#### Exercise:
Write out the listing below without alteration, omitting its pictures.

#### Stored data:
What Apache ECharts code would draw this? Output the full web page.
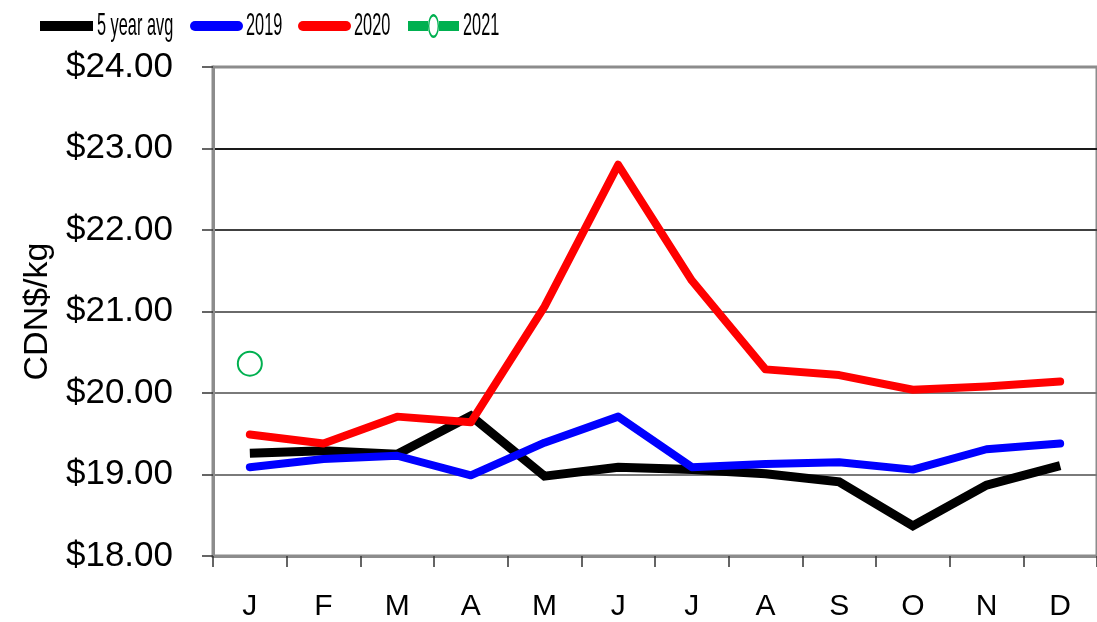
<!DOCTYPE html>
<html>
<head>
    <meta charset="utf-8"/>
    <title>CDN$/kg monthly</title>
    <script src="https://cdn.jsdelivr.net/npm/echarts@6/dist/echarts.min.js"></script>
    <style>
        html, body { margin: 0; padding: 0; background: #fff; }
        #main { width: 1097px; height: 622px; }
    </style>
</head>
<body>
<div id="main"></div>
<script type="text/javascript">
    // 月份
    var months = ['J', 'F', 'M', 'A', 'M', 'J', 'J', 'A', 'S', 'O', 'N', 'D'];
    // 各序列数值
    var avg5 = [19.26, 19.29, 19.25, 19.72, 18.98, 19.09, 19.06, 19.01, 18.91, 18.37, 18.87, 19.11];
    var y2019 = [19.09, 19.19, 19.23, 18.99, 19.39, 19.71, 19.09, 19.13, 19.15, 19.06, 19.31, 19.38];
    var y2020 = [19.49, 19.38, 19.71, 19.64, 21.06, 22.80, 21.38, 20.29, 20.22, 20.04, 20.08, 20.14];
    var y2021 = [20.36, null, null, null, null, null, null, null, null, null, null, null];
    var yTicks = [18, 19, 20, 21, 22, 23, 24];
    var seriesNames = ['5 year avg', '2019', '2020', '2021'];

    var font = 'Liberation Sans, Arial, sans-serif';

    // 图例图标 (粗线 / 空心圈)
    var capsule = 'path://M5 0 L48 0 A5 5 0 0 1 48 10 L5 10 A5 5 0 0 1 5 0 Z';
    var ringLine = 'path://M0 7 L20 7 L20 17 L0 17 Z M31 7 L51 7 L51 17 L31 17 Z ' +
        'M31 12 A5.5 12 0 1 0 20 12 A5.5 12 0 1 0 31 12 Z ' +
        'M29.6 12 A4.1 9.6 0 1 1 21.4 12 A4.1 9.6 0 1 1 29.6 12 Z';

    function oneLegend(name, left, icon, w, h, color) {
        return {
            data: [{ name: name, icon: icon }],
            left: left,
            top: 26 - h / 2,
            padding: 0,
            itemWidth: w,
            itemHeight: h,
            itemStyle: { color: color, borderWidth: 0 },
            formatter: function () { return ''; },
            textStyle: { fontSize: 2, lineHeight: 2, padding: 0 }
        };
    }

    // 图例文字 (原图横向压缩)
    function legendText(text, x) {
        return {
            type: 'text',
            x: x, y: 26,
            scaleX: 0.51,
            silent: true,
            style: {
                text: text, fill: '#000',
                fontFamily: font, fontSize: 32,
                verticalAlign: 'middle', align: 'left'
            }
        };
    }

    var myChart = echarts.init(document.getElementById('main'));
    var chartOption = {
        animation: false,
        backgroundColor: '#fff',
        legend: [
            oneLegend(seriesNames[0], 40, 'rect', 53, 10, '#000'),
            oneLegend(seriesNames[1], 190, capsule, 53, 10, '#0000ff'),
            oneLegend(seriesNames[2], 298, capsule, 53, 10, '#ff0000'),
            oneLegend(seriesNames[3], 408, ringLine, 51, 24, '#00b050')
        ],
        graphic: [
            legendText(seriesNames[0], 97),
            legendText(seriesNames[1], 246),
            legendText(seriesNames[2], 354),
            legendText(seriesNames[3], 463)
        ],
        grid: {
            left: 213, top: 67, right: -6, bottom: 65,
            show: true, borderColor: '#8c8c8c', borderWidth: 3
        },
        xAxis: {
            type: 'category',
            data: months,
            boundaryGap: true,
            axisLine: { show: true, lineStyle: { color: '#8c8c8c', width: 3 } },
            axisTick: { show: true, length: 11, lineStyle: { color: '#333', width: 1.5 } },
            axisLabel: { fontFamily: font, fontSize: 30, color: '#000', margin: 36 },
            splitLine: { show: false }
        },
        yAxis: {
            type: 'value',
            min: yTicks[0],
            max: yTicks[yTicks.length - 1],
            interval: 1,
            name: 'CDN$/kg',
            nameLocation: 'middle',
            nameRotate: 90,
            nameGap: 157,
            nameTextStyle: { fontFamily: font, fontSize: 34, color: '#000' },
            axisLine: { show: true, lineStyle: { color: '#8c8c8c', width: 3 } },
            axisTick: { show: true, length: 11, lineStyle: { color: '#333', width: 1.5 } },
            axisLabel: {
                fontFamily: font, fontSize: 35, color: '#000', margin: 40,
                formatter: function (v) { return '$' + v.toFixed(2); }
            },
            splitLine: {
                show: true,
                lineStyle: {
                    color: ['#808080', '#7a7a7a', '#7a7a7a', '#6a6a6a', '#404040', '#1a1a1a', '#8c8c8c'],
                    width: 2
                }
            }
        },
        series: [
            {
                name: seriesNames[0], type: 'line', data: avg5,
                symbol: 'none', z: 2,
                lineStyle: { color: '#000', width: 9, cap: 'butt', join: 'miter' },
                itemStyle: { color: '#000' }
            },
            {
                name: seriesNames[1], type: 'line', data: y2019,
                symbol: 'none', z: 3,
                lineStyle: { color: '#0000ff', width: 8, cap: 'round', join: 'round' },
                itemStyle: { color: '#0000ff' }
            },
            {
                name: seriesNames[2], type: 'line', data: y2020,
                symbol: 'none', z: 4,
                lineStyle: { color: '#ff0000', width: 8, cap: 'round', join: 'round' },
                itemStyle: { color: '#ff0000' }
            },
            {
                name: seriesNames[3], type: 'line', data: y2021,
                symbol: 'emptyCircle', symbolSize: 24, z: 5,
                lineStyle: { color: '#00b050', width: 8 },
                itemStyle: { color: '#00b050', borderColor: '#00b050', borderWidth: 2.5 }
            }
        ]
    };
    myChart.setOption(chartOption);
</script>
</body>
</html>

#### Task response:
What Apache ECharts code would draw this? Output the full web page.
<!DOCTYPE html>
<html>
<head>
    <meta charset="utf-8"/>
    <title>CDN$/kg monthly</title>
    <script src="https://cdn.jsdelivr.net/npm/echarts@6/dist/echarts.min.js"></script>
    <style>
        html, body { margin: 0; padding: 0; background: #fff; }
        #main { width: 1097px; height: 622px; }
    </style>
</head>
<body>
<div id="main"></div>
<script type="text/javascript">
    // 月份
    var months = ['J', 'F', 'M', 'A', 'M', 'J', 'J', 'A', 'S', 'O', 'N', 'D'];
    // 各序列数值
    var avg5 = [19.26, 19.29, 19.25, 19.72, 18.98, 19.09, 19.06, 19.01, 18.91, 18.37, 18.87, 19.11];
    var y2019 = [19.09, 19.19, 19.23, 18.99, 19.39, 19.71, 19.09, 19.13, 19.15, 19.06, 19.31, 19.38];
    var y2020 = [19.49, 19.38, 19.71, 19.64, 21.06, 22.80, 21.38, 20.29, 20.22, 20.04, 20.08, 20.14];
    var y2021 = [20.36, null, null, null, null, null, null, null, null, null, null, null];
    var yTicks = [18, 19, 20, 21, 22, 23, 24];
    var seriesNames = ['5 year avg', '2019', '2020', '2021'];

    var font = 'Liberation Sans, Arial, sans-serif';

    // 图例图标 (粗线 / 空心圈)
    var capsule = 'path://M5 0 L48 0 A5 5 0 0 1 48 10 L5 10 A5 5 0 0 1 5 0 Z';
    var ringLine = 'path://M0 7 L20 7 L20 17 L0 17 Z M31 7 L51 7 L51 17 L31 17 Z ' +
        'M31 12 A5.5 12 0 1 0 20 12 A5.5 12 0 1 0 31 12 Z ' +
        'M29.6 12 A4.1 9.6 0 1 1 21.4 12 A4.1 9.6 0 1 1 29.6 12 Z';

    function oneLegend(name, left, icon, w, h, color) {
        return {
            data: [{ name: name, icon: icon }],
            left: left,
            top: 26 - h / 2,
            padding: 0,
            itemWidth: w,
            itemHeight: h,
            itemStyle: { color: color, borderWidth: 0 },
            formatter: function () { return ''; },
            textStyle: { fontSize: 2, lineHeight: 2, padding: 0 }
        };
    }

    // 图例文字 (原图横向压缩)
    function legendText(text, x) {
        return {
            type: 'text',
            x: x, y: 26,
            scaleX: 0.51,
            silent: true,
            style: {
                text: text, fill: '#000',
                fontFamily: font, fontSize: 32,
                verticalAlign: 'middle', align: 'left'
            }
        };
    }

    var myChart = echarts.init(document.getElementById('main'));
    var chartOption = {
        animation: false,
        backgroundColor: '#fff',
        legend: [
            oneLegend(seriesNames[0], 40, 'rect', 53, 10, '#000'),
            oneLegend(seriesNames[1], 190, capsule, 53, 10, '#0000ff'),
            oneLegend(seriesNames[2], 298, capsule, 53, 10, '#ff0000'),
            oneLegend(seriesNames[3], 408, ringLine, 51, 24, '#00b050')
        ],
        graphic: [
            legendText(seriesNames[0], 97),
            legendText(seriesNames[1], 246),
            legendText(seriesNames[2], 354),
            legendText(seriesNames[3], 463)
        ],
        grid: {
            left: 213, top: 67, right: -6, bottom: 65,
            show: true, borderColor: '#8c8c8c', borderWidth: 3
        },
        xAxis: {
            type: 'category',
            data: months,
            boundaryGap: true,
            axisLine: { show: true, lineStyle: { color: '#8c8c8c', width: 3 } },
            axisTick: { show: true, length: 11, lineStyle: { color: '#333', width: 1.5 } },
            axisLabel: { fontFamily: font, fontSize: 30, color: '#000', margin: 36 },
            splitLine: { show: false }
        },
        yAxis: {
            type: 'value',
            min: yTicks[0],
            max: yTicks[yTicks.length - 1],
            interval: 1,
            name: 'CDN$/kg',
            nameLocation: 'middle',
            nameRotate: 90,
            nameGap: 157,
            nameTextStyle: { fontFamily: font, fontSize: 34, color: '#000' },
            axisLine: { show: true, lineStyle: { color: '#8c8c8c', width: 3 } },
            axisTick: { show: true, length: 11, lineStyle: { color: '#333', width: 1.5 } },
            axisLabel: {
                fontFamily: font, fontSize: 35, color: '#000', margin: 40,
                formatter: function (v) { return '$' + v.toFixed(2); }
            },
            splitLine: {
                show: true,
                lineStyle: {
                    color: ['#808080', '#7a7a7a', '#7a7a7a', '#6a6a6a', '#404040', '#1a1a1a', '#8c8c8c'],
                    width: 2
                }
            }
        },
        series: [
            {
                name: seriesNames[0], type: 'line', data: avg5,
                symbol: 'none', z: 2,
                lineStyle: { color: '#000', width: 9, cap: 'butt', join: 'miter' },
                itemStyle: { color: '#000' }
            },
            {
                name: seriesNames[1], type: 'line', data: y2019,
                symbol: 'none', z: 3,
                lineStyle: { color: '#0000ff', width: 8, cap: 'round', join: 'round' },
                itemStyle: { color: '#0000ff' }
            },
            {
                name: seriesNames[2], type: 'line', data: y2020,
                symbol: 'none', z: 4,
                lineStyle: { color: '#ff0000', width: 8, cap: 'round', join: 'round' },
                itemStyle: { color: '#ff0000' }
            },
            {
                name: seriesNames[3], type: 'line', data: y2021,
                symbol: 'emptyCircle', symbolSize: 24, z: 5,
                lineStyle: { color: '#00b050', width: 8 },
                itemStyle: { color: '#00b050', borderColor: '#00b050', borderWidth: 2.5 }
            }
        ]
    };
    myChart.setOption(chartOption);
</script>
</body>
</html>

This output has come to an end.